By Francois Fenelon
The following seem to me to be useful practical directions as to the manner in which we ought to watch ourselves, without being too much occupied with the duty.
The wise and diligent traveller watches all his steps, and keeps his eyes always directed to that part of the road which is immediately before him; but he does not incessantly look backwards to count his steps and examine his footmarks,--he would lose time and hinder his progress by so doing.
The soul which God truly leads by the hand (for I do not now speak of those who are learning to walk, and who are yet looking for the road), ought to watch its path, but with a simple, tranquil vigilance confined to the present moment, and without restlessness from love of self. Its attention should be continually directed to the will of God, in order to fulfill it every instant, and not be engaged in reflex acts upon itself in order to be assured of its state, when God prefers it should be uncertain. Thus the Psalmist exclaims, Mine eyes are ever toward the Lord; for he shall pluck my feet out of the net. (Ps. xxv. 15.)
Observe how, in order to keep his feet in safety in a way sown with snares, instead of fixing his eyes upon the ground to scrutinize every step, he raises them to the Lord. We never watch so diligently over ourselves as when we walk in the presence of God, as He commanded Abraham. And, in fact, what should be the end of all our vigilance? To follow step by step the will of God.
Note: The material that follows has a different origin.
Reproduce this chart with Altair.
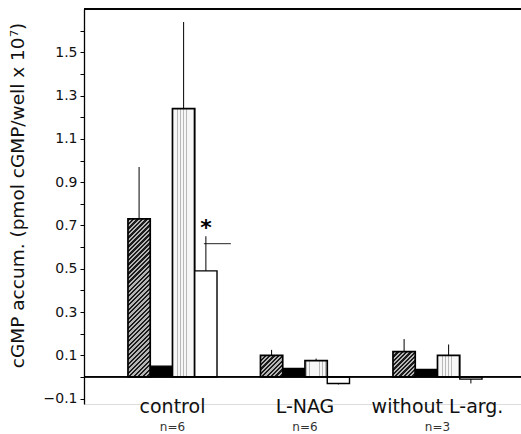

He who conforms to that in all things, watches over himself and sanctifies himself in everything.
If, then, we never lost sight of the presence of God, we should never cease to watch, and always with a simple, lovely, quiet and disinterested vigilance; while, on the other hand, the watchfulness which is the result of a desire to be assured of our state, is harsh, restless, and full of self. We must walk not by our own light, but by that of God. We cannot behold the holiness of God without feeling horror at the smallest of our transgressions.
In addition to the presence of God and a state of recollection, we may add, the examination of conscience according to our need, but conducted in a way that grows more and more simple, easy, and destitute of restless self-contemplations. We examine ourselves not for our own satisfaction, but to conform to the advice we receive, and to accomplish the will of God.
In short, we abandon ourselves into the hands of God, and are just as happy in knowing ourselves there, as we should be miserable if we were in our own. We desire to see nothing of what it pleases Him to conceal. As we love Him infinitely more than we do ourselves, we make an unconditional sacrifice of ourselves to his good pleasure; desiring only to love Him and to forget ourselves. He who thus generously loses his soul, shall find it again with eternal life.